Betty Grey and Billy Earl, stopping to look at the view

This was on Sunday, and we were on our way to the Wairau Valley, running a little bit late on the road.  We were a little bit late because this was in the South Island, and on the South Island leg of the Slow Burn Winter Tour, I was the Sort Of Tour Manager.  Unfortunately, it turned out that I was the sort of tour manager who would prefer to get a half-hour more sleep in the morning and another cup of coffee on the way rather than hassle everybody to leave on time, and after the least rock'n'roll car crash back in Wellington, I was not the sort of tour manager who was inclined to encourage people to make up for lost time on the road by driving like maniacs.  Especially when we could stop to look at awesome things like the view or baby seals instead.

Sometimes, though, it probably does pay to adopt a less lackadaisical management style.  The mood in the van was tense as we rolled into Blenheim, around ten minutes before we were supposed to be walking on-stage.  I muttered "Ah, yeah, it shouldn't be more than about ten-fifteen minutes or so now."
"Ten to fifteen? How is that possible? Blenheim's not that big, surely?  This is Blenheim, right?"
"Yeah, it is. But the show's more sort of near Blenheim. Um. I think I said."
"Ok."
"They did say we should stop to look at the baby seals.  That's a good sign in my books."
"Right."
"Really, I'm pretty sure it'll be sweet.  I don't think actually that we're going to get eaten probably."
"You need to stop talking about how we might get eaten at this show."
"Yeah, OK. Sorry."

Everyone was too nice to yell at me about it, but I was acutely aware that our ETA would leave us with approximately negative five minutes to lug all the gear out of the van and into the venue, set up the PA, run a sound check, set up the merch table, pull on our gig shoes, and start the show.  Eight shows into the tour we were getting pretty slick at executing this sequence of tasks, but undeniably it was still taking longer, on average, than negative five minutes.  There is also a school of thought that says you should try to sit down for at least ten minutes or so between driving for five hours and playing a two-hour show, but somehow that hardly ever seems to happen.  It certainly looked like it wasn't going to happen that day, and I was starting to wonder whether I had really needed to insist on the second and third cups of coffee in Lyttelton that morning.  It was difficult to see how it would be anybody's fault but mine if this show turned out to be pretty miserable.
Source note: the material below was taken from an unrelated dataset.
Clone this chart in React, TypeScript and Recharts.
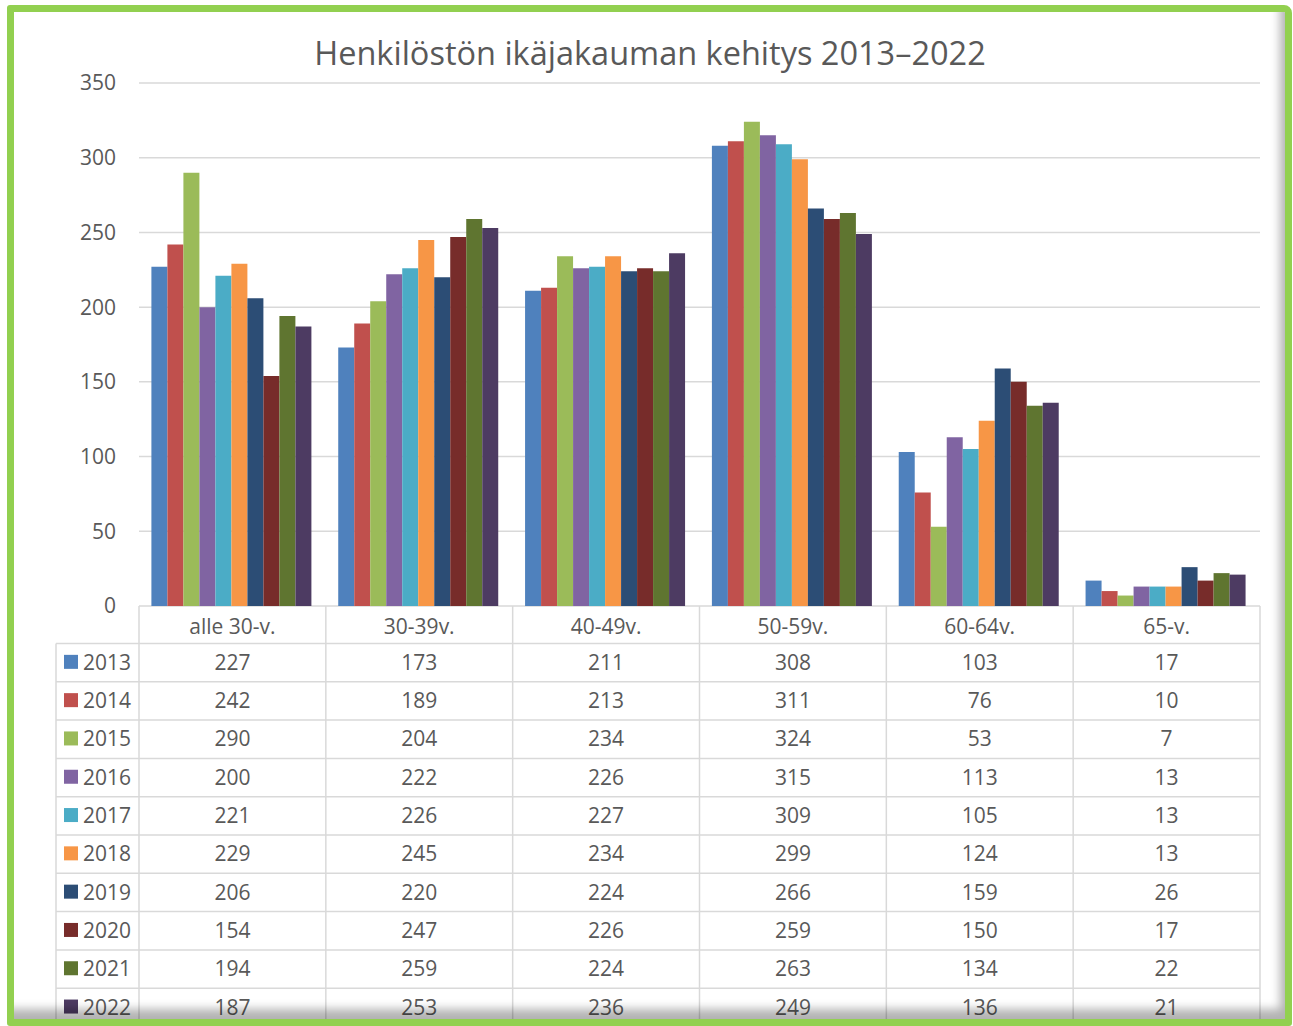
import { BarChart, Bar, XAxis, YAxis, CartesianGrid } from "recharts";

const categories = ["alle 30-v.", "30-39v.", "40-49v.", "50-59v.", "60-64v.", "65-v."];
const years = ["2013", "2014", "2015", "2016", "2017", "2018", "2019", "2020", "2021", "2022"];

const v2013 = [227, 173, 211, 308, 103, 17];
const v2014 = [242, 189, 213, 311, 76, 10];
const v2015 = [290, 204, 234, 324, 53, 7];
const v2016 = [200, 222, 226, 315, 113, 13];
const v2017 = [221, 226, 227, 309, 105, 13];
const v2018 = [229, 245, 234, 299, 124, 13];
const v2019 = [206, 220, 224, 266, 159, 26];
const v2020 = [154, 247, 226, 259, 150, 17];
const v2021 = [194, 259, 224, 263, 134, 22];
const v2022 = [187, 253, 236, 249, 136, 21];

const yTicks = [0, 50, 100, 150, 200, 250, 300, 350];

const values = [v2013, v2014, v2015, v2016, v2017, v2018, v2019, v2020, v2021, v2022];
const colors = [
  "#4F81BD", "#C0504D", "#9BBB59", "#8064A2", "#4BACC6",
  "#F79646", "#2C4D75", "#772C2A", "#5F7530", "#4D3B62",
];

const data = categories.map((name, i) => {
  const row: Record<string, string | number> = { name };
  years.forEach((yr, k) => {
    row[yr] = values[k][i];
  });
  return row;
});

const FONT = "'Open Sans', sans-serif";
const TEXT = "#595959";
const LINE = "#D9D9D9";
const HEADER_H = 37.5;
const ROW_H = 38.3;
const LEGEND_LEFT = 56;

// each x tick draws one column of the data table below the plot
function TableTick(props: any) {
  const { x, y, payload, index, width, visibleTicksCount } = props;
  const n = visibleTicksCount || categories.length;
  const bw = (typeof width === "number" ? width : 1121) / n;
  const left = x - bw / 2;
  const right = x + bw / 2;
  const bottom = y + HEADER_H + ROW_H * years.length + 30;
  const rowLines = years.map((_, i) => y + HEADER_H + ROW_H * i);

  return (
    <g fontFamily={FONT} fontSize={21} fill={TEXT}>
      <text x={x} y={y + 19.5} textAnchor="middle" dominantBaseline="central" fill={TEXT}>
        {payload.value}
      </text>
      {index === 0 && (
        <line x1={left} x2={left} y1={y} y2={bottom} stroke={LINE} strokeWidth={1.5} />
      )}
      <line x1={right} x2={right} y1={y} y2={bottom} stroke={LINE} strokeWidth={1.5} />
      {rowLines.concat([y + HEADER_H + ROW_H * years.length]).map((ly, i) => (
        <line key={i} x1={left} x2={right} y1={ly} y2={ly} stroke={LINE} strokeWidth={1.5} />
      ))}
      {years.map((yr, k) => (
        <text
          key={yr}
          x={x}
          y={y + HEADER_H + ROW_H * (k + 0.5) - 0.8}
          textAnchor="middle"
          dominantBaseline="central"
          fill={TEXT}
        >
          {values[k][payload.index ?? index]}
        </text>
      ))}
      {index === 0 && (
        <g>
          <line
            x1={LEGEND_LEFT}
            x2={LEGEND_LEFT}
            y1={y + HEADER_H}
            y2={bottom}
            stroke={LINE}
            strokeWidth={1.5}
          />
          {rowLines.concat([y + HEADER_H + ROW_H * years.length]).map((ly, i) => (
            <line key={i} x1={LEGEND_LEFT} x2={left} y1={ly} y2={ly} stroke={LINE} strokeWidth={1.5} />
          ))}
          {years.map((yr, k) => {
            const cy = y + HEADER_H + ROW_H * (k + 0.5) - 0.8;
            return (
              <g key={yr}>
                <rect x={64} y={cy - 7} width={14} height={14} fill={colors[k]} />
                <text x={83} y={cy} dominantBaseline="central" fill={TEXT}>
                  {yr}
                </text>
              </g>
            );
          })}
        </g>
      )}
    </g>
  );
}

export default function App() {
  return (
    <div style={{ position: "absolute", left: 0, top: 0, width: 1293, height: 1026, background: "#fff", overflow: "hidden" }}>
      <div
        style={{
          position: "absolute",
          left: 0,
          top: 29,
          width: 1300,
          textAlign: "center",
          fontFamily: FONT,
          fontSize: 32.5,
          color: TEXT,
          lineHeight: "48px",
        }}
      >
        Henkilöstön ikäjakauman kehitys 2013–2022
      </div>

      <div style={{ position: "absolute", left: 0, top: 0 }}>
        <BarChart
          width={1293}
          height={1026}
          data={data}
          margin={{ top: 83, right: 33, bottom: 0, left: 0 }}
          barCategoryGap={12.4}
          barGap={0}
        >
          <CartesianGrid vertical={false} stroke={LINE} strokeWidth={1.5} />
          <XAxis
            dataKey="name"
            height={420}
            axisLine={false}
            tickLine={false}
            tickSize={0}
            tickMargin={0}
            interval={0}
            tick={<TableTick />}
          />
          <YAxis
            width={139}
            domain={[0, 350]}
            ticks={yTicks}
            axisLine={false}
            tickLine={false}
            tickSize={0}
            tickMargin={23}
            tick={{ fontFamily: FONT, fontSize: 21, fill: TEXT }}
          />
          {years.map((yr, k) => (
            <Bar key={yr} dataKey={yr} fill={colors[k]} isAnimationActive={false} />
          ))}
        </BarChart>
      </div>

      <div
        style={{
          position: "absolute",
          left: 7,
          top: 5,
          width: 1285,
          height: 1021,
          boxSizing: "border-box",
          border: "7px solid #92D050",
          borderRadius: "3px 8px 3px 3px",
          boxShadow: "inset -9px -14px 10px -4px rgba(0,0,0,0.3)",
          pointerEvents: "none",
        }}
      />
    </div>
  );
}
There's something about the afternoon of a show that brings out the pessimist in most musicians I have known, and I include myself in that count.  People will say of musicians (and performers generally) that you're only as good as your last show - you've probably heard that. When you're strapped in the back of a van though, running a little bit late on the road, on your way to only god or the tour manager knows where, and you know that when you do get there you're going to have to bugger about setting up the PA while the audience files in to watch you tripping over cables and squealing feedback in the monitors - or, what is worse, possibly they aren't filing in at all because somebody (me, in this case) has booked the show not even in Blenheim but near Blenheim, and on a Sunday afternoon at that - well, then it's not about the last show.  The last show is forgotten, blurred into all the others, and your self-worth is now bound up wholly in the next show.  It's the next show that's important, and it could all go horribly wrong.
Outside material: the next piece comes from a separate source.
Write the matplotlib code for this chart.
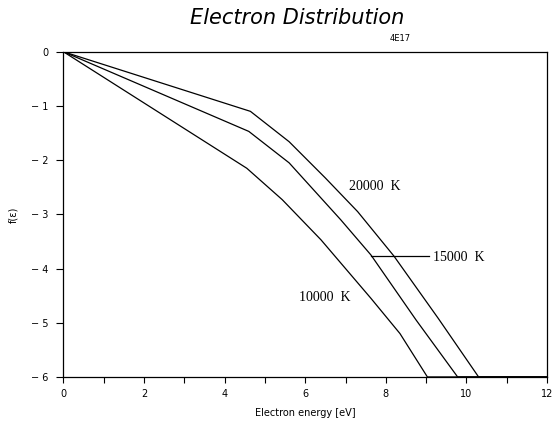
import matplotlib
matplotlib.use("Agg")
import matplotlib.pyplot as plt

# Data
E_20000 = [0, 4.64, 5.6, 6.5, 7.3, 8.2, 9.3, 10.3, 12]
f_20000 = [0, -1.10, -1.66, -2.33, -2.95, -3.77, -4.92, -6.0, -6.0]

E_15000 = [0, 4.6, 5.6, 6.88, 7.63, 8.75, 9.78, 12]
f_15000 = [0, -1.47, -2.05, -3.10, -3.75, -4.95, -6.0, -6.0]

E_10000 = [0, 4.55, 5.43, 6.39, 7.63, 8.35, 9.03, 12]
f_10000 = [0, -2.15, -2.73, -3.47, -4.55, -5.2, -6.0, -6.0]

curve_labels = ["20000  K", "15000  K", "10000  K"]
x_major = [0, 2, 4, 6, 8, 10, 12]
x_minor = [1, 3, 5, 7, 9, 11]
y_ticks = [0, -1, -2, -3, -4, -5, -6]

fig = plt.figure(figsize=(5.56, 4.24), dpi=100)
ax = fig.add_axes([0.114, 0.111, 0.870, 0.767])

for E, f in [(E_20000, f_20000), (E_15000, f_15000), (E_10000, f_10000)]:
    ax.plot(E, f, color="black", lw=0.9, clip_on=True)

ax.set_xlim(0, 12)
ax.set_ylim(-6, 0)
ax.set_xticks(x_major)
ax.set_xticks(x_minor, minor=True)
ax.set_yticks(y_ticks)
ax.set_xticklabels([str(v) for v in x_major], fontsize=7)
ax.set_yticklabels([("\u2212 %d" % -v) if v < 0 else str(v) for v in y_ticks], fontsize=7)
ax.tick_params(axis="x", which="both", direction="out", length=4, width=0.8, pad=5)
ax.tick_params(axis="y", direction="out", length=5, width=0.8, pad=6)
for s in ax.spines.values():
    s.set_linewidth(0.9)

# Curve labels
serif = ["Liberation Serif", "DejaVu Serif"]
ax.text(7.09, -2.48, curve_labels[0], fontsize=10, family=serif, va="center", ha="left")
ax.text(9.18, -3.80, curve_labels[1], fontsize=10, family=serif, va="center", ha="left")
ax.text(5.85, -4.54, curve_labels[2], fontsize=10, family=serif, va="center", ha="left")
ax.plot([7.63, 9.08], [-3.77, -3.77], color="black", lw=0.9)

ax.set_xlabel("Electron energy [eV]", fontsize=7, labelpad=6)
ax.set_ylabel("f(ɛ)", fontsize=7, labelpad=9)

fig.text(0.535, 0.957, "Electron Distribution", fontsize=15, style="italic",
         ha="center", va="center")
fig.text(0.70, 0.91, "4E17", fontsize=6, ha="left", va="center")

fig.savefig("out.png", dpi=100)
That's why it's important for tour managers to project an air of confidence, and to have spreadsheets and ready answers.  It's also why I'm not a very good tour manager.  When a musician says 'so where is it we're going tonight?' they want to hear the tour manager say 'somewhere where there is delicious food and really good on-stage monitors, where they will tell you that you are awesome at playing your instrument, and after that you can sleep in a nice warm bed or stay up drinking the appetising local beer, it's up to you.'  Unfortunately that isn't me, though. When I am pretending to be a tour manager and people ask me that question, I say: 'I don't really know.  I think it's in a shed or something, and we will probably be eaten by hillbillies, if anybody turns up at all.  We should probably figure out a) who's going to sleep in the van with the gear, and b) who we will let them eat.  I hope everyone brought a sleeping bag and a gun.'  I probably don't need to explain that this tends to erode morale.
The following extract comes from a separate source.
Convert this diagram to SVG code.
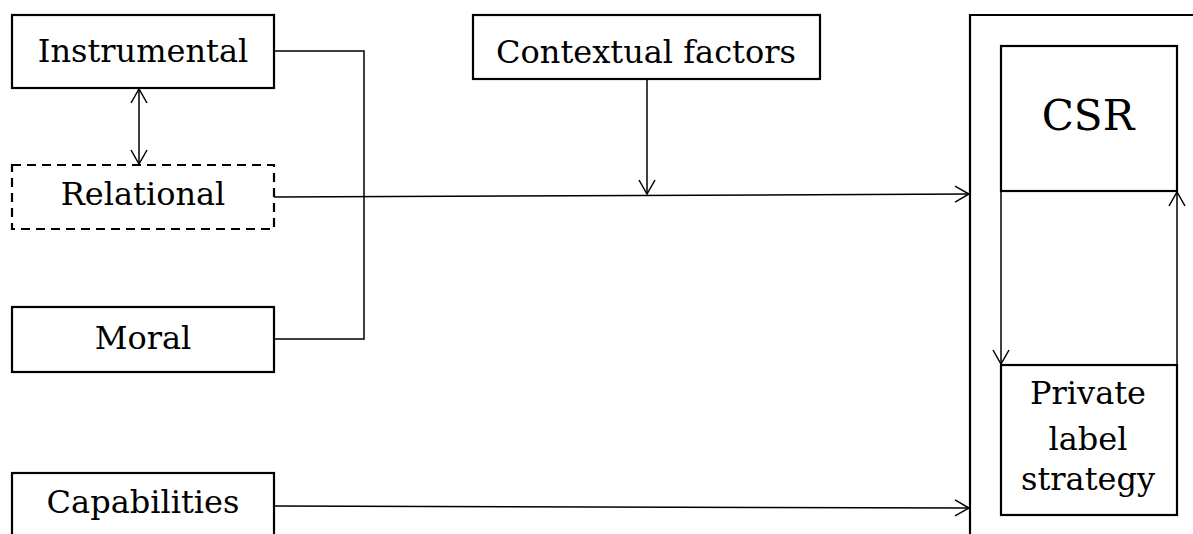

It was really just my good luck, then, that I had been told to book that day's show at Las Fronteras.  There aren't that many other places where they'll tell you to stop and look at the baby seals when you're running late for no good reason, and there's not many audiences who are that good-humoured about turning up at the same time as the performers and watching them frantically scrambling around setting everything up.  There's not that many places where the hosts will diligently call around all the neighbours ahead of time to tell them there's a show on that weekend, so that when the band does turn up, late and smelling like seals, they find a warm room in a beautiful valley filled to the doors with what looks like everybody who lives in a fifty-k radius, as well as a pack of friendly dogs, all with smiling faces and not looking like they want to eat anybody at all.  As a tour manager with a fairly half-assed approach to timekeeping and poor attention to detail, I really had no right to expect anything good from that show and I knew it. That day, though,  my luck was good, the hosts were amazing, and the show went off like a double happy in a gas-tank.  That was the final gig of the South Island leg, and it was one time I think we were all happy to be only as good as our last show.